REQUEST: Select the lines of the records containing the word "code" and list them.

Recorded data:
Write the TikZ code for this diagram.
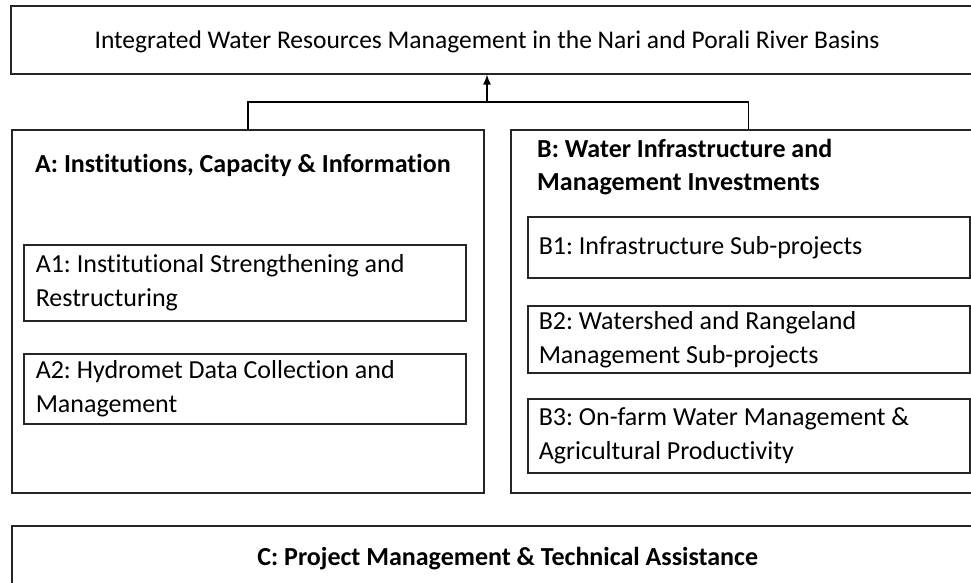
\documentclass[tikz,border=0pt]{standalone}
\usepackage{fontspec}
\setmainfont{Carlito}[Ligatures=NoCommon]
\frenchspacing
\usetikzlibrary{positioning, arrows.meta}

\begin{document}
\begin{tikzpicture}[x=1pt, y=-1pt, font=\fontsize{26}{34}\selectfont,
    box/.style={rectangle, draw=black!85, line width=1.5pt, anchor=north west, inner xsep=11pt, inner ysep=0pt, align=flush left},
    head/.style={inner sep=0pt, align=flush left, font=\fontsize{26}{33}\selectfont\bfseries}]
    \useasboundingbox (0,0) rectangle (971,582);

    % Nodes
    \node (goal) [box, minimum width=975pt, minimum height=68pt] at (10,5) {};
    \node (goaltext) [inner sep=0pt, anchor=base, font=\fontsize{25.5}{34}\selectfont] at (487,48) {Integrated Water Resources Management in the Nari and Porali River Basins};
    \node (compA) [box, text width=450pt, minimum height=363pt] at (11,129) {};
    \node (compB) [box, text width=453pt, minimum height=363pt] at (510,129) {};
    \node (headA) [head, anchor=base west] at (35,172) {A: Institutions, Capacity \& Information};
    \node (headB) [head, anchor=base west, text width=420pt] at (537,157) {B: Water Infrastructure and\\Management Investments};
    \node (a1) [box, inner xsep=12pt, text width=418pt, minimum height=76pt] at (23,244) {A1: Institutional Strengthening and\\Restructuring};
    \node (a2) [box, inner xsep=12pt, text width=418pt, minimum height=70pt] at (23,353) {A2: Hydromet Data Collection and\\Management};
    \node (b1) [box, text width=420pt, minimum height=61pt] at (527,216) {B1: Infrastructure Sub-projects};
    \node (b2) [box, text width=420pt, minimum height=67pt] at (527,305) {B2: Watershed and Rangeland\\Management Sub-projects};
    \node (b3) [box, text width=420pt, minimum height=74pt] at (527,398) {B3: On-farm Water Management \&\\Agricultural Productivity};
    \node (compC) [box, align=flush center, text width=970pt, minimum height=66pt, font=\fontsize{26}{34}\selectfont\bfseries] at (11,525) {C: Project Management \& Technical Assistance};

    % Arrows
    \coordinate (join) at (goaltext |- 0,102);
    \draw[line width=1.5pt] (compA.north) |- (join) -| (compB.north);
    \draw[line width=1.5pt, -{Latex[length=10pt, width=8pt]}] (join) -- (join |- goal.south);
\end{tikzpicture}
\end{document}
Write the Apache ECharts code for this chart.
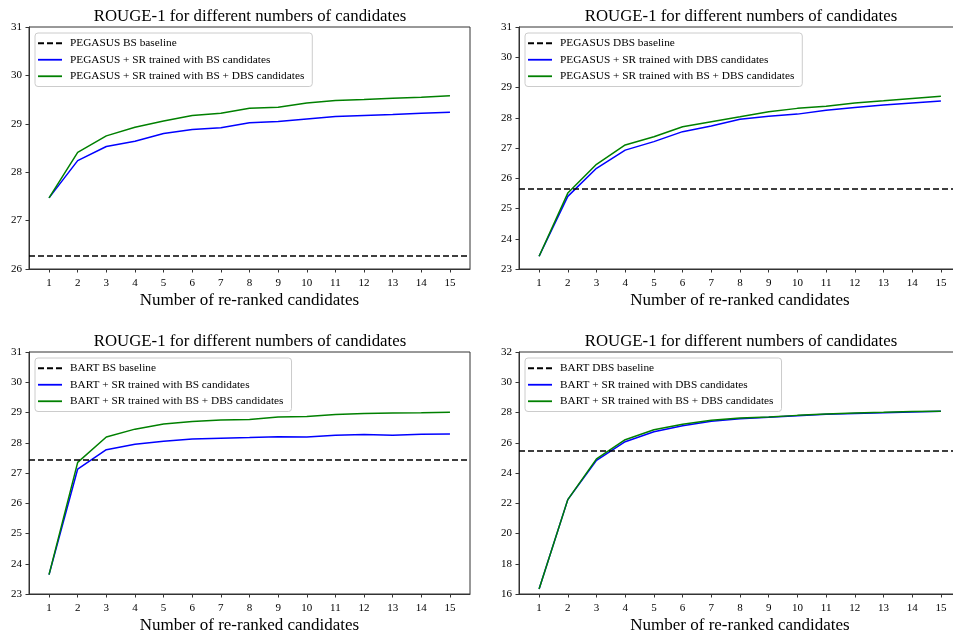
<!DOCTYPE html>
<html><head><meta charset="utf-8">
<script src="https://cdn.jsdelivr.net/npm/echarts@6/dist/echarts.min.js"></script>
<style>html,body{margin:0;padding:0;background:#fff}#c{width:953px;height:634px}</style>
</head><body><div id="c"></div>
<script>
const candidates = [1,2,3,4,5,6,7,8,9,10,11,12,13,14,15];
const xTicks = [1,2,3,4,5,6,7,8,9,10,11,12,13,14,15];

// Panel 1: PEGASUS BS
const p1Baseline = 26.28;
const p1Blue  = [27.47,28.24,28.53,28.64,28.80,28.88,28.92,29.02,29.05,29.10,29.15,29.17,29.19,29.22,29.24];
const p1Green = [27.47,28.41,28.75,28.93,29.06,29.17,29.22,29.32,29.34,29.43,29.48,29.50,29.53,29.55,29.58];

// Panel 2: PEGASUS DBS
const p2Baseline = 25.65;
const p2Blue  = [23.42,25.40,26.33,26.93,27.21,27.54,27.73,27.95,28.05,28.12,28.25,28.34,28.42,28.49,28.55];
const p2Green = [23.42,25.51,26.46,27.10,27.37,27.70,27.87,28.03,28.20,28.31,28.38,28.49,28.56,28.64,28.71];

// Panel 3: BART BS
const p3Baseline = 27.44;
const p3Blue  = [23.64,27.13,27.77,27.95,28.05,28.12,28.15,28.17,28.20,28.19,28.25,28.27,28.25,28.28,28.29];
const p3Green = [23.64,27.35,28.19,28.45,28.62,28.70,28.75,28.77,28.85,28.87,28.93,28.97,28.98,28.99,29.01];

// Panel 4: BART DBS
const p4Baseline = 25.45;
const p4Blue  = [16.33,22.24,24.84,26.07,26.73,27.13,27.42,27.59,27.68,27.79,27.88,27.94,27.99,28.03,28.08];
const p4Green = [16.33,22.24,24.93,26.20,26.86,27.22,27.48,27.63,27.70,27.81,27.90,27.97,28.01,28.06,28.08];

const titleText = 'ROUGE-1 for different numbers of candidates';
const xName = 'Number of re-ranked candidates';

const panels = [
  {base: p1Baseline, blue: p1Blue, green: p1Green, ymin: 26, ymax: 31, step: 1,
   names: ['PEGASUS BS baseline','PEGASUS + SR trained with BS candidates','PEGASUS + SR trained with BS + DBS candidates'],
   grid: {left: 29, top: 27, width: 441, height: 242}, cx: 245},
  {base: p2Baseline, blue: p2Blue, green: p2Green, ymin: 23, ymax: 31, step: 1,
   names: ['PEGASUS DBS baseline','PEGASUS + SR trained with DBS candidates','PEGASUS + SR trained with BS + DBS candidates'],
   grid: {left: 519, top: 27, width: 442, height: 242}, cx: 736},
  {base: p3Baseline, blue: p3Blue, green: p3Green, ymin: 23, ymax: 31, step: 1,
   names: ['BART BS baseline','BART + SR trained with BS candidates','BART + SR trained with BS + DBS candidates'],
   grid: {left: 29, top: 352, width: 441, height: 242}, cx: 245},
  {base: p4Baseline, blue: p4Blue, green: p4Green, ymin: 16, ymax: 32, step: 2,
   names: ['BART DBS baseline','BART + SR trained with DBS candidates','BART + SR trained with BS + DBS candidates'],
   grid: {left: 519, top: 352, width: 442, height: 242}, cx: 736}
];

const font = 'Liberation Serif';
const axisCol = '#333';
const dashIcon = 'path://M0,0h6v2h-6z M9,0h6v2h-6z M18,0h6v2h-6z';
const option = {animation: false, backgroundColor: '#fff', grid: [], xAxis: [], yAxis: [], series: [], title: [], legend: []};

panels.forEach((p, i) => {
  option.grid.push(Object.assign({show: true, borderColor: axisCol, borderWidth: 1, containLabel: false, outerBoundsMode: 'none'}, p.grid));
  option.title.push({
    text: titleText, left: p.cx, top: p.grid.top - 24, textAlign: 'center',
    textStyle: {fontFamily: font, fontSize: 16.8, fontWeight: 'normal', color: '#000'}
  });
  option.xAxis.push({
    type: 'value', gridIndex: i, min: 0.3, max: 15.7,
    name: xName, nameLocation: 'middle', nameGap: 23,
    nameTextStyle: {fontFamily: font, fontSize: 17, color: '#000'},
    axisLine: {show: true, onZero: false, lineStyle: {color: axisCol, width: 1}},
    axisTick: {show: true, length: 3.5, customValues: xTicks, lineStyle: {color: axisCol}},
    axisLabel: {customValues: xTicks, fontFamily: font, fontSize: 11, color: '#000', margin: 9},
    splitLine: {show: false}
  });
  option.yAxis.push({
    type: 'value', gridIndex: i, min: p.ymin, max: p.ymax, interval: p.step,
    axisLine: {show: true, lineStyle: {color: axisCol, width: 1}},
    axisTick: {show: true, length: 3.5, lineStyle: {color: axisCol}},
    axisLabel: {fontFamily: font, fontSize: 11, color: '#000', margin: 7},
    splitLine: {show: false}
  });
  option.series.push({
    name: p.names[0], type: 'line', xAxisIndex: i, yAxisIndex: i, data: [], symbol: 'none',
    color: '#000', lineStyle: {color: '#000', width: 1.5, type: [6, 3]},
    markLine: {silent: true, symbol: 'none', label: {show: false},
      lineStyle: {color: '#000', width: 1.5, type: [6, 3]},
      data: [{yAxis: p.base}]}
  });
  option.series.push({
    name: p.names[1], type: 'line', xAxisIndex: i, yAxisIndex: i, symbol: 'none', color: '#0000ff',
    lineStyle: {color: '#0000ff', width: 1.5}, z: 3,
    data: candidates.map((c, k) => [c, p.blue[k]])
  });
  option.series.push({
    name: p.names[2], type: 'line', xAxisIndex: i, yAxisIndex: i, symbol: 'none', color: '#008000',
    lineStyle: {color: '#008000', width: 1.5}, z: 4,
    data: candidates.map((c, k) => [c, p.green[k]])
  });
  option.legend.push({
    orient: 'vertical', left: p.grid.left + 6, top: p.grid.top + 6,
    data: [{name: p.names[0], icon: dashIcon}, {name: p.names[1], icon: 'rect'}, {name: p.names[2], icon: 'rect'}],
    itemWidth: 24, itemHeight: 1.8, itemGap: 4, symbolKeepAspect: false,
    padding: [4, 8, 4, 3], borderColor: '#ccc', borderWidth: 1, borderRadius: 3,
    backgroundColor: 'rgba(255,255,255,0.85)', selectedMode: false,
    textStyle: {fontFamily: font, fontSize: 11.3, color: '#000', lineHeight: 12.5, padding: [0, 0, 0, 3]}
  });
});

const chart = echarts.init(document.getElementById('c'));
chart.setOption(option);
</script></body></html>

RESPONSE TO THIS EXERCISE:
Write the TikZ code for this diagram.
Write the Apache ECharts code for this chart.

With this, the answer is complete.